Task to complete >> Reproduce the full listing below unchanged, apart from the pictures.

::::

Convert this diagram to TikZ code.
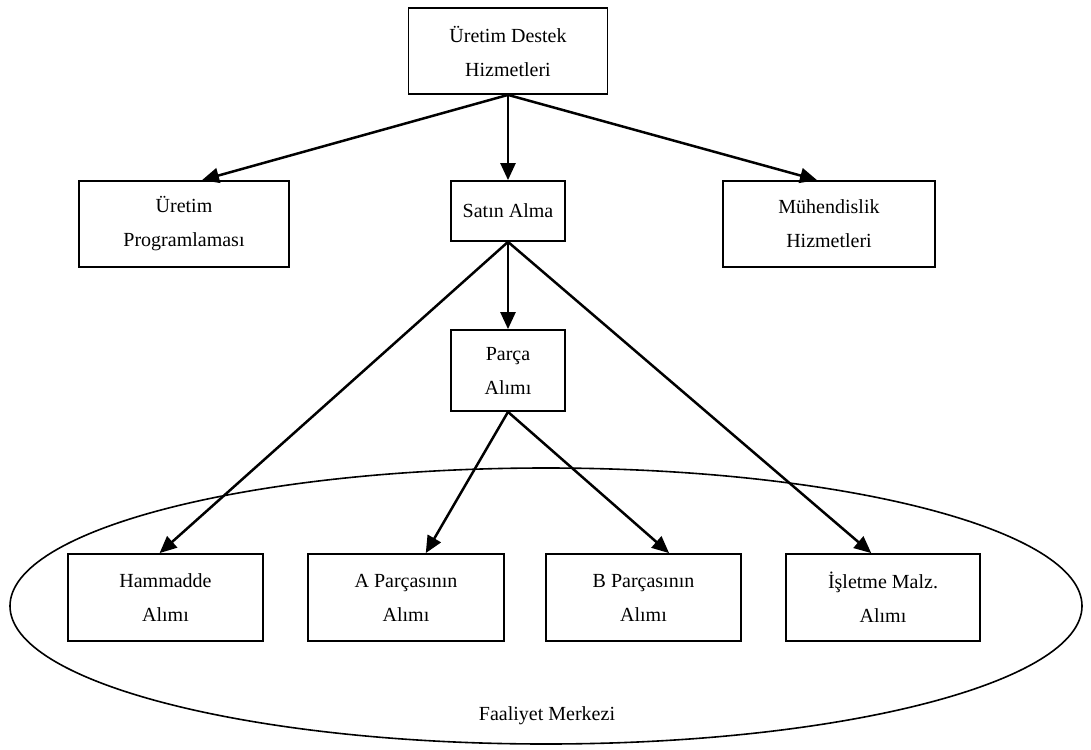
\documentclass[tikz,border=0pt]{standalone}
\usepackage{fontspec}
\setmainfont{Liberation Serif}
\usetikzlibrary{arrows.meta,shapes.geometric,calc}
\begin{document}
\begin{tikzpicture}[x=1pt,y=-1pt,
  unit/.style={draw,line width=1.8pt,inner sep=0pt,align=center,
    font=\fontsize{20}{34}\selectfont},
  link/.style={line width=2.5pt,-{Triangle[length=17pt,width=15pt]}},
  label/.style={inner sep=0pt,font=\fontsize{20}{34}\selectfont}]
  \useasboundingbox (0,0) rectangle (1091,749);
  % activity centre
  \node[ellipse,draw,line width=1.6pt,minimum width=1072pt,minimum height=276pt,inner sep=0pt] (fm) at (546,606) {};
  \node[label] (fmtext) at (547,716) {Faaliyet Merkezi};
  % upper levels
  \node[unit,minimum width=199pt,minimum height=86pt] (top) at (508,51) {Üretim Destek\\Hizmetleri};
  \node[unit,minimum width=210pt,minimum height=86pt] (prog) at (184,224) {Üretim\\Programlaması};
  \node[unit,minimum width=114pt,minimum height=60pt] (satin) at (508,211) {Satın Alma};
  \node[unit,minimum width=212pt,minimum height=86pt] (muh) at (829,224) {Mühendislik\\Hizmetleri};
  \node[unit,minimum width=114pt,minimum height=81pt] (parca) at (508,370.5) {Parça\\Alımı};
  % purchasing units
  \node[unit,minimum width=195pt,minimum height=87pt] (ham) at (165.5,597.5) {Hammadde\\Alımı};
  \node[unit,minimum width=196pt,minimum height=87pt] (apar) at (406,597.5) {A Parçasının\\Alımı};
  \node[unit,minimum width=195pt,minimum height=87pt] (bpar) at (643.5,597.5) {B Parçasının\\Alımı};
  \node[unit,minimum width=194pt,minimum height=87pt] (isl) at (883,597.5) {İşletme Malz.\\Alımı};
  % connectors
  \draw[link] (top.south) -- ($(prog.north west)!0.585!(prog.north east)$);
  \draw[link] (top.south) -- (satin.north);
  \draw[link] (top.south) -- ($(muh.north west)!0.444!(muh.north east)$);
  \draw[link] (satin.south) -- ($(ham.north west)!0.47!(ham.north east)$);
  \draw[link] (satin.south) -- (parca.north);
  \draw[link] (satin.south) -- ($(isl.north west)!0.44!(isl.north east)$);
  \draw[link] (parca.south) -- ($(apar.north west)!0.6!(apar.north east)$);
  \draw[link] (parca.south) -- ($(bpar.north west)!0.63!(bpar.north east)$);
\end{tikzpicture}
\end{document}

::::

Written answer >>
Convert this diagram to TikZ code.
\documentclass[tikz,border=0pt]{standalone}
\usepackage{fontspec}
\setmainfont{Liberation Serif}
\usetikzlibrary{arrows.meta,shapes.geometric,calc}
\begin{document}
\begin{tikzpicture}[x=1pt,y=-1pt,
  unit/.style={draw,line width=1.8pt,inner sep=0pt,align=center,
    font=\fontsize{20}{34}\selectfont},
  link/.style={line width=2.5pt,-{Triangle[length=17pt,width=15pt]}},
  label/.style={inner sep=0pt,font=\fontsize{20}{34}\selectfont}]
  \useasboundingbox (0,0) rectangle (1091,749);
  % activity centre
  \node[ellipse,draw,line width=1.6pt,minimum width=1072pt,minimum height=276pt,inner sep=0pt] (fm) at (546,606) {};
  \node[label] (fmtext) at (547,716) {Faaliyet Merkezi};
  % upper levels
  \node[unit,minimum width=199pt,minimum height=86pt] (top) at (508,51) {Üretim Destek\\Hizmetleri};
  \node[unit,minimum width=210pt,minimum height=86pt] (prog) at (184,224) {Üretim\\Programlaması};
  \node[unit,minimum width=114pt,minimum height=60pt] (satin) at (508,211) {Satın Alma};
  \node[unit,minimum width=212pt,minimum height=86pt] (muh) at (829,224) {Mühendislik\\Hizmetleri};
  \node[unit,minimum width=114pt,minimum height=81pt] (parca) at (508,370.5) {Parça\\Alımı};
  % purchasing units
  \node[unit,minimum width=195pt,minimum height=87pt] (ham) at (165.5,597.5) {Hammadde\\Alımı};
  \node[unit,minimum width=196pt,minimum height=87pt] (apar) at (406,597.5) {A Parçasının\\Alımı};
  \node[unit,minimum width=195pt,minimum height=87pt] (bpar) at (643.5,597.5) {B Parçasının\\Alımı};
  \node[unit,minimum width=194pt,minimum height=87pt] (isl) at (883,597.5) {İşletme Malz.\\Alımı};
  % connectors
  \draw[link] (top.south) -- ($(prog.north west)!0.585!(prog.north east)$);
  \draw[link] (top.south) -- (satin.north);
  \draw[link] (top.south) -- ($(muh.north west)!0.444!(muh.north east)$);
  \draw[link] (satin.south) -- ($(ham.north west)!0.47!(ham.north east)$);
  \draw[link] (satin.south) -- (parca.north);
  \draw[link] (satin.south) -- ($(isl.north west)!0.44!(isl.north east)$);
  \draw[link] (parca.south) -- ($(apar.north west)!0.6!(apar.north east)$);
  \draw[link] (parca.south) -- ($(bpar.north west)!0.63!(bpar.north east)$);
\end{tikzpicture}
\end{document}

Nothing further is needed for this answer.